About thirty minutes into our short excursion, we heard distant thunder. As the storm approached, I realized we needed to get off the water, and I directed everyone to beach their boats on a narrow spit of sand. When I suggested we step into the woods, Manyu, Xiao Wu, and Joy all told me that they’d been taught not to sit under trees during a thunderstorm. I had to convince them that so long as we kept away from the roots of any of the tallest trees, it was better to go into the forest than to expose ourselves on a sandbar.
Xiao Wu and Joy helped me balance an overturned canoe across a pair of downed tree trunks. All four of us (five, if you include the dog we’d brought along) hunkered under the canoe until the worst of the storm passed. We received more rain in thirty minutes than La Crosse had seen in a month.
Joy checked a weather map on her cell phone and discovered a temporary break in the storm. We timed our escape and paddled back to the car with no lightning and only gentle rain. We quickly loaded up the boats and drove to my house. Everyone put on dry clothes, and we sat in the breakfast nook with hot tea and one of my better bottles of wine.

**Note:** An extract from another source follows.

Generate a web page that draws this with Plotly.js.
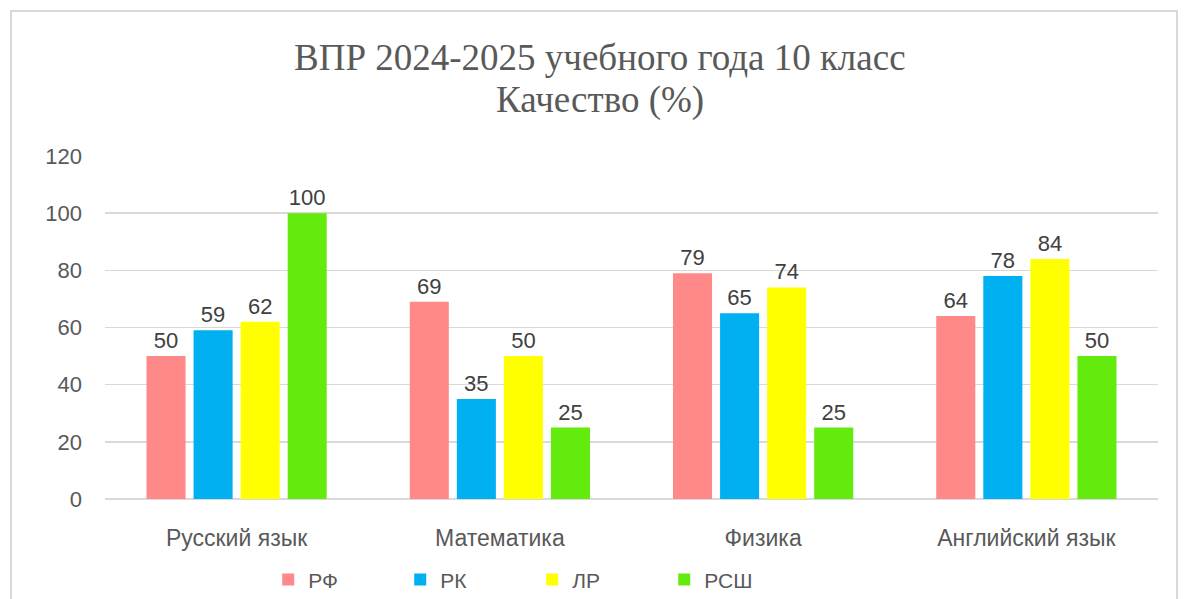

I thought the day was a failure, but Xiao Wu and Joy disagreed. They are young and daring, and both want to have unique experiences during their stay in the US. Once Manyu and I got them warm and dry with a glass of wine, their first thought was to send photos of their “American adventure” back to friends in China. Both claim to have had a great time, but I’ll wait to see if either asks me to take them out again.